I chanaged like this also but that also not working,Can you help me

trans(e,1).
trans(t,2).
trans(th,3).
germantoenglish([S|H],[G|Ta]):-trans(S,Ta),trans(H,Ta).
englishtogerman([J|Ta],[L|H]):-trans(H,Ta).
germantoenglish([S|H],[G|Ta]):-trans(S,Ta),trans(H,Ta).

Calling trans with S as the first argument is a step in the right direction, but by using Ta as the output, you're making Ta a symbol - it's supposed to be a list though. And you're still calling trans with H as the argument in the second call. As I said, you can't call trans with a list as the first argument (or the second argument for that matter). You need to call germantoenglish recursively to translate the rest of the list. And, as I said, you also need to handle the case where the list is empty.

is list is working as arrays

Prolog lists are linked lists - not arrays. However like arrays they are used to store an arbitrary amounts of data, so they're used for many of the situations where you'd use arrays in imperative langauges. Does that answer your question?

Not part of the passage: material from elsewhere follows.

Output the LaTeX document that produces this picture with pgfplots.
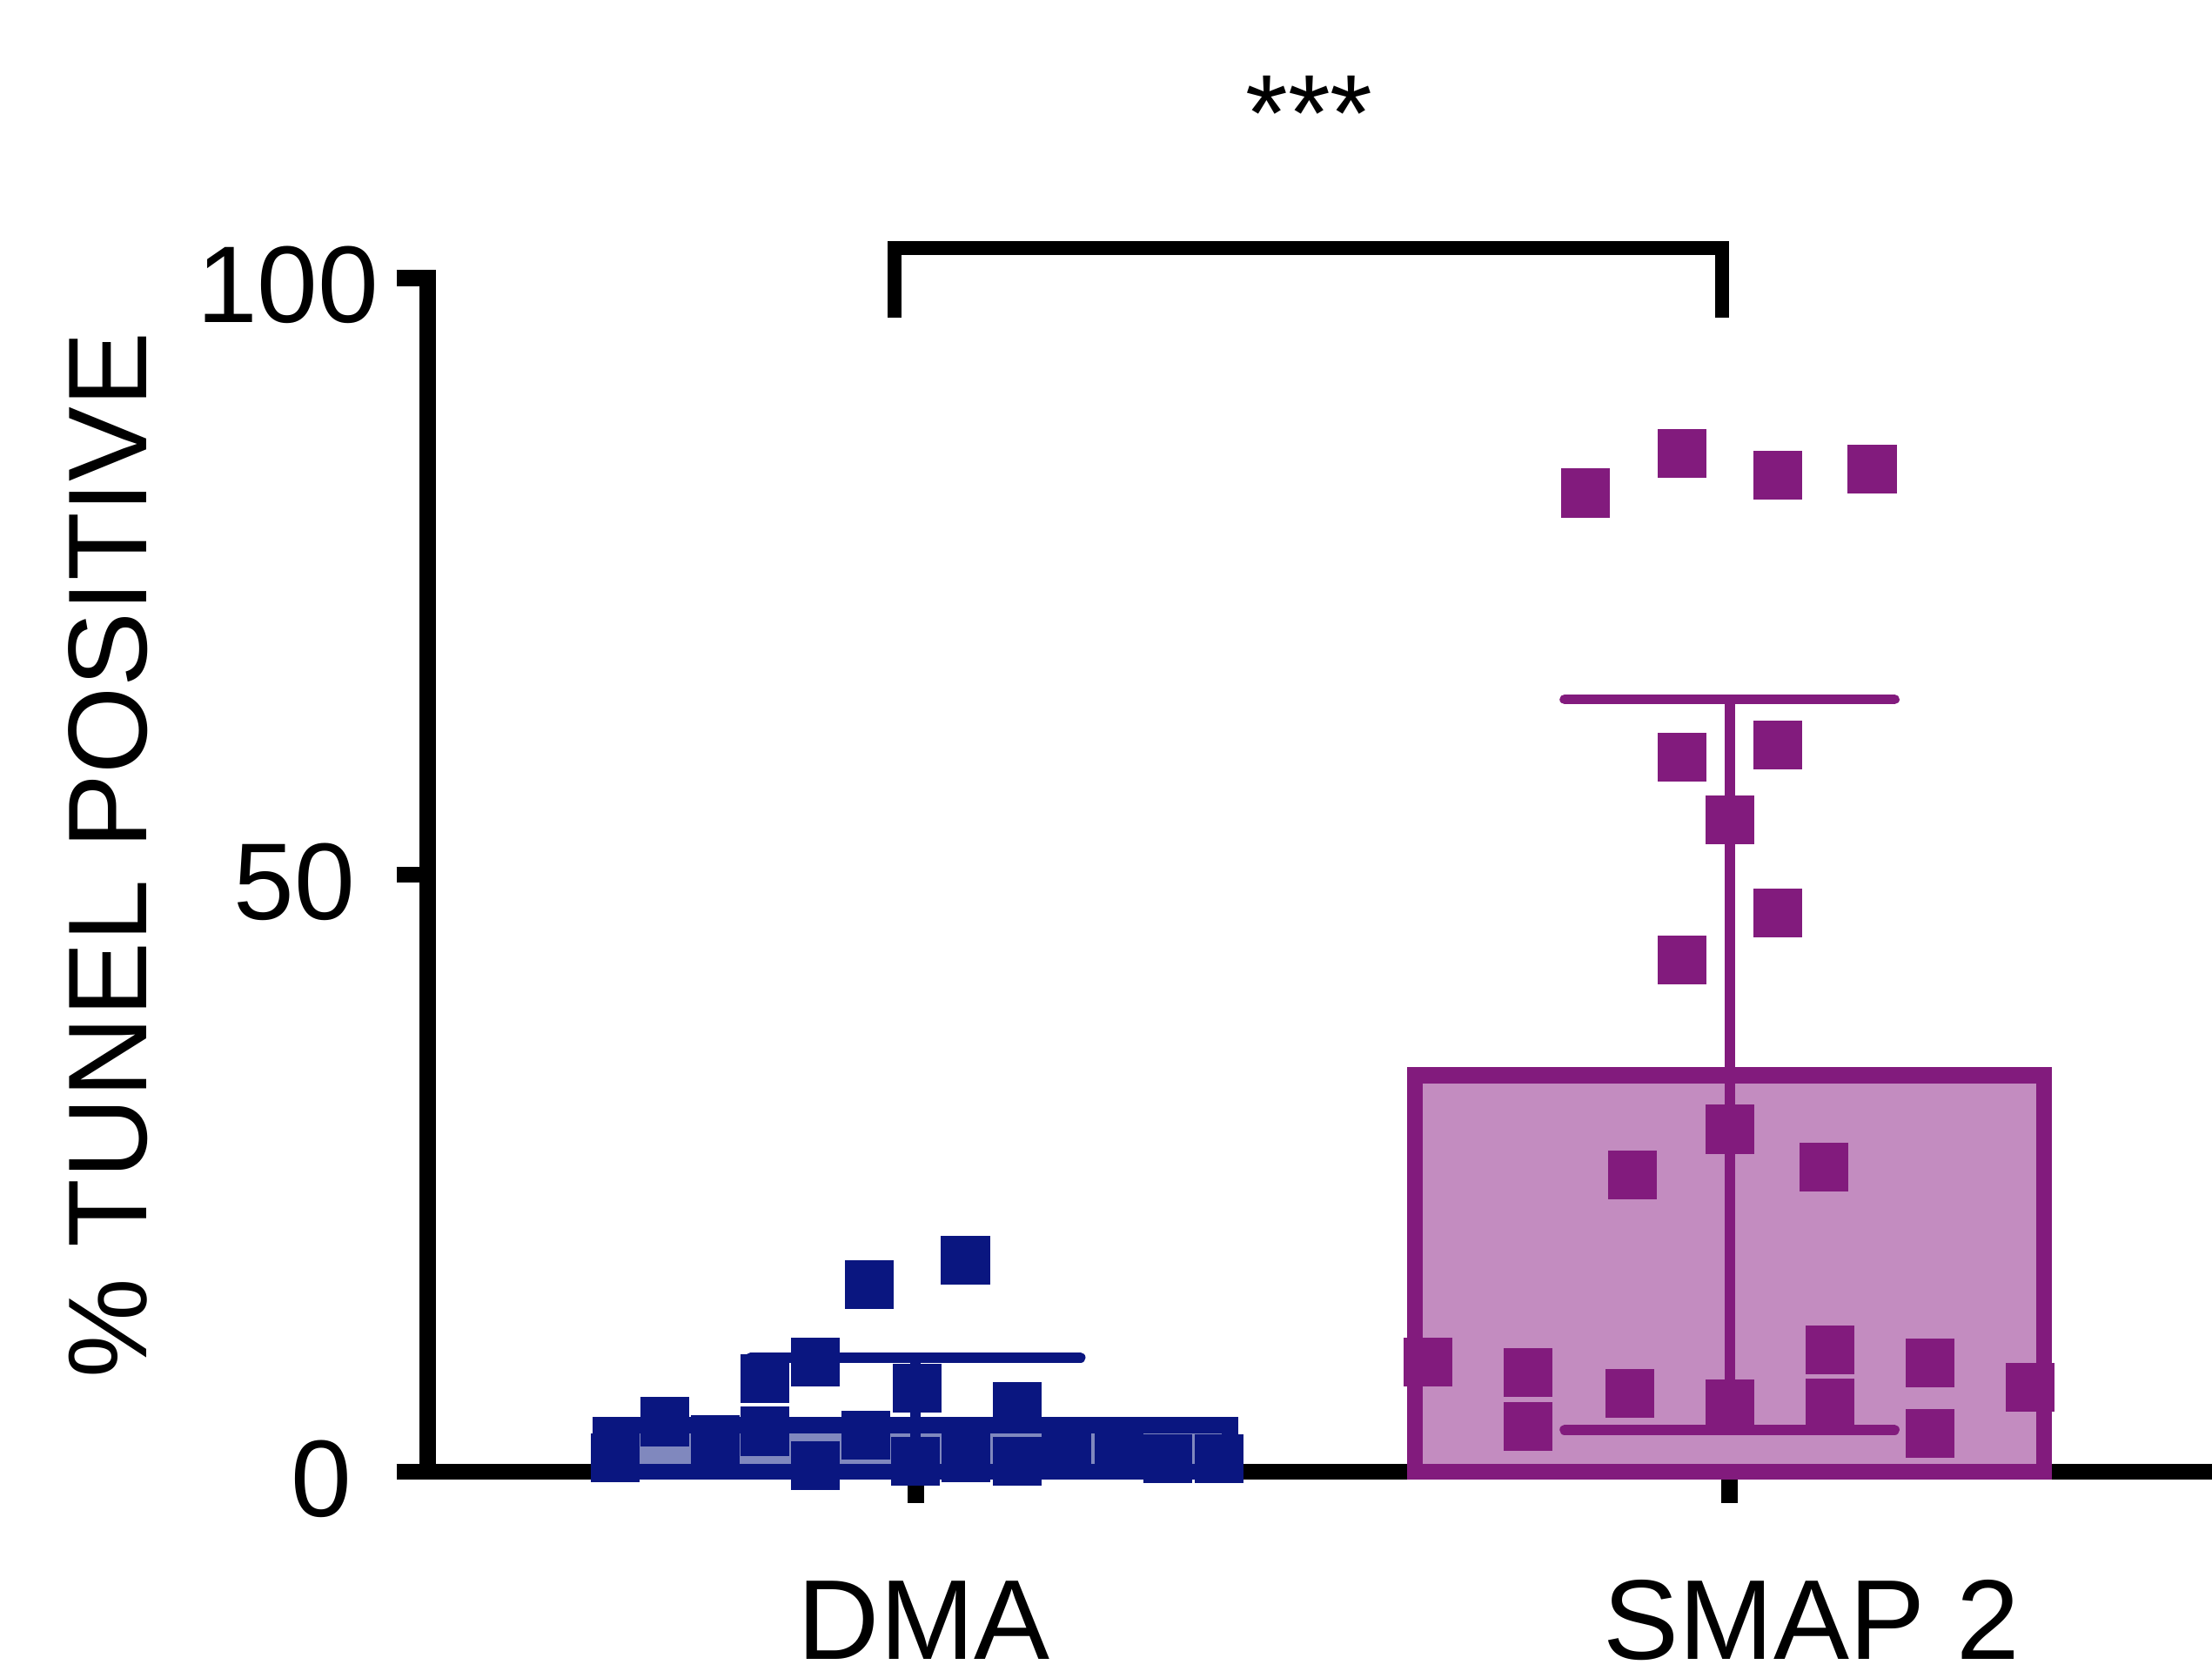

Yes.When I changed like this also it doesn't give any answer.Could you help me

trans([],[]).
trans(e,1).
trans(t,2).
trans(th,3).
germantoenglish([S|H],[G|Ta]):-trans(H,Ta).
englishtogerman([J|Ta],[L|H]):-trans(H,Ta).

Thank you for the guide..................... I made it.

germantoenglish([],[]).
trans(e,1).
trans(t,2).
trans(th,3).
germantoenglish([S|H],[G|Ta]):-trans(S,G),germantoenglish(H,Ta).